Relation between youth and traditional leaders: discussions engaged

Since ages chieftaincies and their leaders (chiefs) have an important place in Cameroonian society and in many places they still do. In other cases the importance of and respect for traditional leaders seem to decrease and sometimes partly replaced by the official administrative system implemented by the State. Whereas in the early days the roles of everybody in a village were clearly defined and the chief had absolute power, the social relations are changing by the current global developments.

Traditional norms and values are not always lived up to anymore, many young people leave the villages to look for opportunities in the town, and frictions or misunderstanding between the young and older generation might result.
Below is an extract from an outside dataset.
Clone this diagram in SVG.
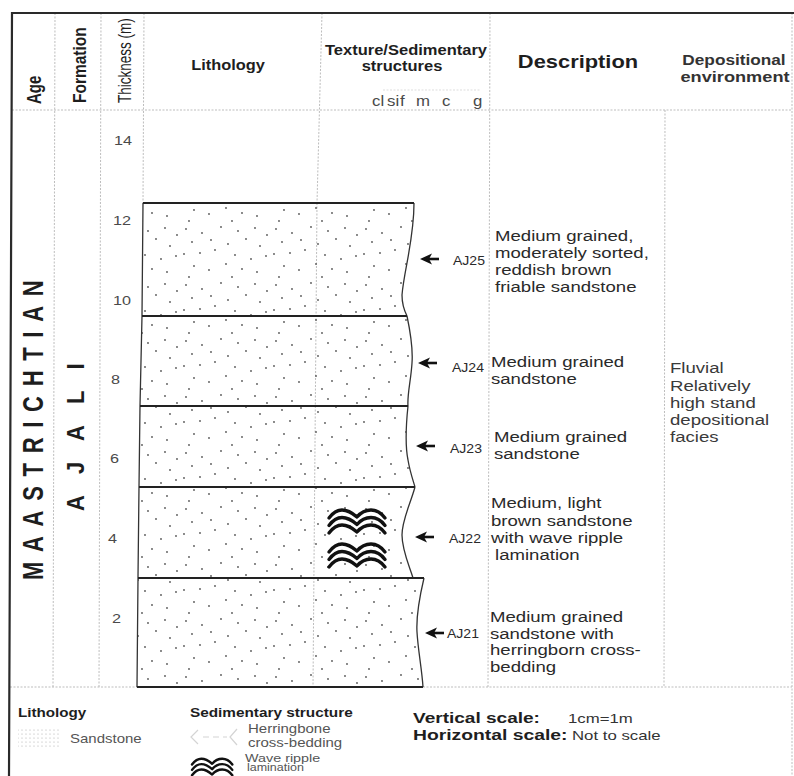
<svg xmlns="http://www.w3.org/2000/svg" width="794" height="776" viewBox="0 0 794 776">
<style>
text{font-family:"Liberation Sans",Arial,sans-serif;fill:#1e1e1e}
.b{font-weight:bold}
.g{fill:#4a4a4a}
.d{font-size:15px;fill:#2a2a2a}
.lab{font-size:12px;fill:#2a2a2a}
.grid{stroke:#bdbdbd;stroke-width:1;stroke-dasharray:2 1.5;fill:none}
.frame{stroke:#2a2a2a;stroke-width:2.2;fill:none}
.bed{fill:url(#dots);stroke:none}
.edge{stroke:#333;stroke-width:1.3;fill:none}
.bnd{stroke:#222;stroke-width:2.2;fill:none}
.rip{stroke:#111;stroke-width:3.4;fill:none;stroke-linecap:round;stroke-linejoin:round}
</style>
<defs>
<pattern id="dots" patternUnits="userSpaceOnUse" width="90" height="56">
<g fill="#555">
<circle cx="6" cy="5" r="0.9"/><circle cx="22" cy="9" r="0.9"/><circle cx="41" cy="3" r="0.9"/><circle cx="58" cy="7" r="0.9"/><circle cx="75" cy="4" r="0.9"/><circle cx="87" cy="11" r="0.9"/>
<circle cx="12" cy="18" r="0.9"/><circle cx="31" cy="16" r="0.9"/><circle cx="48" cy="20" r="0.9"/><circle cx="66" cy="15" r="0.9"/><circle cx="80" cy="22" r="0.9"/><circle cx="35" cy="26" r="0.9"/>
<circle cx="4" cy="30" r="0.9"/><circle cx="20" cy="29" r="0.9"/><circle cx="55" cy="31" r="0.9"/><circle cx="71" cy="35" r="0.9"/><circle cx="86" cy="32" r="0.9"/>
<circle cx="14" cy="42" r="0.9"/><circle cx="29" cy="46" r="0.9"/><circle cx="46" cy="40" r="0.9"/><circle cx="62" cy="45" r="0.9"/><circle cx="77" cy="48" r="0.9"/><circle cx="9" cy="53" r="0.9"/><circle cx="52" cy="53" r="0.9"/>
</g>
</pattern>
<pattern id="lgdots" patternUnits="userSpaceOnUse" width="4" height="4">
<circle cx="2" cy="2" r="0.6" fill="#aaa"/>
</pattern>
<g id="ripple">
<path class="rip" d="M0,9 Q6,1 13,1 Q20,1 28,8 Q34,1 42,1 Q50,1 56,9"/>
<path class="rip" d="M0,16.5 Q6,8.5 13,8.5 Q20,8.5 28,15.5 Q34,8.5 42,8.5 Q50,8.5 56,16.5"/>
<path class="rip" d="M0,24 Q6,16 13,16 Q20,16 28,23 Q34,16 42,16 Q50,16 56,24"/>
</g>
<g id="arr">
<path d="M0,0 L12,-5.5 L9,0 L12,5.5 Z" fill="#111"/>
<line x1="8" y1="0" x2="19" y2="0" stroke="#111" stroke-width="2.6"/>
</g>
</defs>
<rect width="794" height="776" fill="#fff"/>

<g id="grid">
<line class="grid" x1="55" y1="13" x2="53" y2="687"/>
<line class="grid" x1="101" y1="13" x2="99" y2="687"/>
<line class="grid" x1="144" y1="13" x2="143" y2="203"/>
<line class="grid" x1="322" y1="13" x2="317" y2="203"/>
<line class="grid" x1="317" y1="203" x2="313" y2="687"/>
<line class="grid" x1="490" y1="13" x2="488" y2="687"/>
<line class="grid" x1="665" y1="110" x2="664" y2="687"/>
<line class="grid" x1="792" y1="13" x2="792" y2="776"/>
<line class="grid" x1="12" y1="110" x2="792" y2="110"/>
<line class="grid" x1="383" y1="90" x2="480" y2="90" style="stroke:#ddd"/>
<line class="grid" x1="10" y1="687" x2="792" y2="687"/>
<path class="frame" d="M9,776 L12,13 L794,13"/>
</g>

<g id="header">
<text class="b" font-size="15" transform="translate(41,104) scale(1.3,1) rotate(-90)">Age</text>
<text class="b" font-size="15.5" transform="translate(86,103) scale(1.2,1) rotate(-90)">Formation</text>
<text font-size="13.5" transform="translate(131,103) scale(1.3,1) rotate(-90)">Thickness (m)</text>
<text class="b" font-size="14" text-anchor="middle" transform="matrix(1.17 0 0 1 228 70)">Lithology</text>
<text class="b" font-size="14" text-anchor="middle" transform="matrix(1.18 0 0 1 406 55)">Texture/Sedimentary</text>
<text class="b" font-size="14" text-anchor="middle" transform="matrix(1.18 0 0 1 402 71)">structures</text>
<text class="b" font-size="17.5" text-anchor="middle" transform="matrix(1.25 0 0 1 578 68)">Description</text>
<text class="b" font-size="14" text-anchor="middle" style="fill:#333" transform="matrix(1.23 0 0 1 734 65)">Depositional</text>
<text class="b" font-size="14" text-anchor="middle" style="fill:#333" transform="matrix(1.3 0 0 1 735 82)">environment</text>
<g font-size="14">
<text class="g" transform="matrix(1.2 0 0 1 372 106)">cl</text>
<text class="g" transform="matrix(1.2 0 0 1 387 106)">si</text>
<text class="g" transform="matrix(1.2 0 0 1 400 106)">f</text>
<text class="g" transform="matrix(1.2 0 0 1 416 106)">m</text>
<text class="g" transform="matrix(1.2 0 0 1 442 106)">c</text>
<text class="g" transform="matrix(1.2 0 0 1 473 106)">g</text>
</g>
</g>

<g id="scale" font-size="13.5">
<text class="g" transform="matrix(1.2 0 0 1 114 145)">14</text>
<text class="g" transform="matrix(1.2 0 0 1 113 225)">12</text>
<text class="g" transform="matrix(1.2 0 0 1 113 305)">10</text>
<text class="g" transform="matrix(1.2 0 0 1 111 384)">8</text>
<text class="g" transform="matrix(1.2 0 0 1 110 463)">6</text>
<text class="g" transform="matrix(1.2 0 0 1 108 543)">4</text>
<text class="g" transform="matrix(1.2 0 0 1 112 623)">2</text>
</g>

<g id="age">
<text class="b" font-size="22" letter-spacing="9.7" transform="translate(43,580) scale(1.3,1) rotate(-90)">MAASTRICHTIAN</text>
</g>
<g id="formation">
<text class="b" font-size="22" letter-spacing="21" transform="translate(84,511) scale(1.1,1) rotate(-90)">AJALI</text>
</g>

<g id="bed-aj25">
<path class="bed" d="M143,203 L414,203 C414,240 404,270 402,295 C402,305 405,312 407,316 L142,316 Z"/>
<path class="edge" d="M143,203 L142,316 M414,203 C414,240 404,270 402,295 C402,305 405,312 407,316"/>
<line class="bnd" x1="143" y1="203" x2="414" y2="203"/>
<text class="lab" transform="matrix(1.17 0 0 1 453 265)">AJ25</text>
<text class="d" transform="matrix(1.24 0 0 1 495 240.5)">Medium grained,</text>
<text class="d" transform="matrix(1.24 0 0 1 495 257.5)">moderately sorted,</text>
<text class="d" transform="matrix(1.24 0 0 1 495 274.5)">reddish brown</text>
<text class="d" transform="matrix(1.24 0 0 1 495 291.5)">friable sandstone</text>
</g>

<g id="bed-aj24">
<path class="bed" d="M142,316 L407,316 C411,335 413,350 412,363 C411,380 407,395 408,406 L140,406 Z"/>
<path class="edge" d="M142,316 L140,406 M407,316 C411,335 413,350 412,363 C411,380 407,395 408,406"/>
<line class="bnd" x1="142" y1="316" x2="407" y2="316"/>
<text class="lab" transform="matrix(1.17 0 0 1 452 371.5)">AJ24</text>
<text class="d" transform="matrix(1.24 0 0 1 491 366.5)">Medium grained</text>
<text class="d" transform="matrix(1.24 0 0 1 491 384)">sandstone</text>
</g>

<g id="bed-aj23">
<path class="bed" d="M140,406 L408,406 C406,425 405,445 408,460 C410,472 413,480 415,487 L139,487 Z"/>
<path class="edge" d="M140,406 L139,487 M408,406 C406,425 405,445 408,460 C410,472 413,480 415,487"/>
<line class="bnd" x1="140" y1="406" x2="408" y2="406"/>
<text class="lab" transform="matrix(1.17 0 0 1 450 453)">AJ23</text>
<text class="d" transform="matrix(1.24 0 0 1 494 441.5)">Medium grained</text>
<text class="d" transform="matrix(1.24 0 0 1 494 458.5)">sandstone</text>
</g>

<g id="bed-aj22">
<path class="bed" d="M139,487 L415,487 C410,505 402,520 402,535 C402,550 409,565 413,578 L138,578 Z"/>
<path class="edge" d="M139,487 L138,578 M415,487 C410,505 402,520 402,535 C402,550 409,565 413,578"/>
<line class="bnd" x1="139" y1="487" x2="415" y2="487"/>
<use href="#ripple" x="329" y="509"/>
<use href="#ripple" x="329" y="543"/>
<text class="lab" transform="matrix(1.17 0 0 1 449 543)">AJ22</text>
<text class="d" transform="matrix(1.24 0 0 1 491 508)">Medium, light</text>
<text class="d" transform="matrix(1.24 0 0 1 491 525.5)">brown sandstone</text>
<text class="d" transform="matrix(1.24 0 0 1 491 543)">with wave ripple</text>
<text class="d" transform="matrix(1.24 0 0 1 495 559.5)">lamination</text>
</g>

<g id="bed-aj21">
<path class="bed" d="M138,578 L424,578 C420,595 416,615 417,632 C418,650 422,670 423,687 L137,687 Z"/>
<path class="edge" d="M138,578 L137,687 M424,578 C420,595 416,615 417,632 C418,650 422,670 423,687"/>
<line class="bnd" x1="138" y1="578" x2="424" y2="578"/>
<line class="bnd" x1="137" y1="687" x2="423" y2="687"/>
<text class="lab" transform="matrix(1.17 0 0 1 447 638)">AJ21</text>
<text class="d" transform="matrix(1.24 0 0 1 490 622)">Medium grained</text>
<text class="d" transform="matrix(1.24 0 0 1 490 638.5)">sandstone with</text>
<text class="d" transform="matrix(1.24 0 0 1 490 655)">herringborn cross-</text>
<text class="d" transform="matrix(1.24 0 0 1 490 672)">bedding</text>
</g>

<g id="connectors">
<use href="#arr" x="420" y="259"/>
<use href="#arr" x="418" y="363"/>
<use href="#arr" x="416" y="446"/>
<use href="#arr" x="415" y="537"/>
<use href="#arr" x="425" y="633"/>
</g>

<g id="environment">
<text class="d" style="fill:#3a3a3a" transform="matrix(1.24 0 0 1 670 373)">Fluvial</text>
<text class="d" style="fill:#3a3a3a" transform="matrix(1.24 0 0 1 670 390.5)">Relatively</text>
<text class="d" style="fill:#3a3a3a" transform="matrix(1.24 0 0 1 670 407.5)">high stand</text>
<text class="d" style="fill:#3a3a3a" transform="matrix(1.24 0 0 1 670 424.5)">depositional</text>
<text class="d" style="fill:#3a3a3a" transform="matrix(1.24 0 0 1 670 442)">facies</text>
</g>

<g id="legend">
<text class="b" font-size="13" transform="matrix(1.17 0 0 1 18 717)">Lithology</text>
<rect x="18" y="728" width="42" height="21" fill="url(#lgdots)"/>
<text font-size="12.5" style="fill:#555" transform="matrix(1.2 0 0 1 70 743)">Sandstone</text>
<text class="b" font-size="13" transform="matrix(1.18 0 0 1 190 717)">Sedimentary structure</text>
<g stroke="#d4d4d4" stroke-width="1.2" fill="none">
<path d="M198,730 L191,737 L198,744"/>
<path d="M203,737 L209,737 M213,737 L219,737 M223,737 L227,737"/>
<path d="M237,729 L230,737 L237,745"/>
</g>
<text font-size="12" style="fill:#555" transform="matrix(1.25 0 0 1 248 733)">Herringbone</text>
<text font-size="12" style="fill:#555" transform="matrix(1.25 0 0 1 248 747)">cross-bedding</text>
<use href="#ripple" transform="translate(192,758) scale(0.72,0.72)"/>
<text font-size="11.5" style="fill:#555" transform="matrix(1.25 0 0 1 245 762)">Wave ripple</text>
<text font-size="10" style="fill:#555" transform="matrix(1.25 0 0 1 247 771)">lamination</text>
<text class="b" font-size="14" transform="matrix(1.36 0 0 1 413 723)">Vertical scale:</text>
<text font-size="12" style="fill:#333" transform="matrix(1.4 0 0 1 568 723)">1cm=1m</text>
<text class="b" font-size="14" transform="matrix(1.38 0 0 1 413 740)">Horizontal scale:</text>
<text font-size="12" style="fill:#333" transform="matrix(1.4 0 0 1 572 740)">Not to scale</text>
</g>
</svg>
Youths of Abang-BikokWorld Dynamics of Young People (WDYP) is interested in this subject because we strive to a full participation of young people within local development and decision-making. The suspicion that this is not always the reality in the traditional power structure would make the improvement of the relationship between young people and traditional leaders a valuable question to work on.  To get a deeper understanding of the subject, WDYP has been engaged in several discussions with the youth and traditional chiefs in different locations within the Central Province of Cameroon. The aim of the gatherings is to get a clear view of the current relationships and the problems or obstacles that exist. On the basis of the information resulting from the group and individual discussions WDYP will assess the usefulness and content of a project on this topic.

In the past months the staff of WDYP has visited Ngoumou, Bikok and Mbankomo villages among other locations, in the neighbourhood of Yaoundé, to talk to several groups of young people and traditional leaders. During these discussions it became clear that there are differences between chieftaincies, for example in the sense of involvement of the young people, the possibilities for girls and woman to participate and the number of activities organised with and for the youth. Most chiefs indicate that they take into account the problems and needs of the youth whereas not all young people feel that their concerns are considered. The most often given way of improving the relation between them and traditional chiefs is to give them more influence in the decision-making process. The opinions of the youth about the place and role of chieftaincies differ from ‘still very important’ to ‘more symbolic. Some have lost their value and are replaced by the administrative system. In the coming time we will continue our discussions and evaluate the possibility to create real dialogue between the youth and the chief, for them to become real partners in the realisation of social development of villages and cities.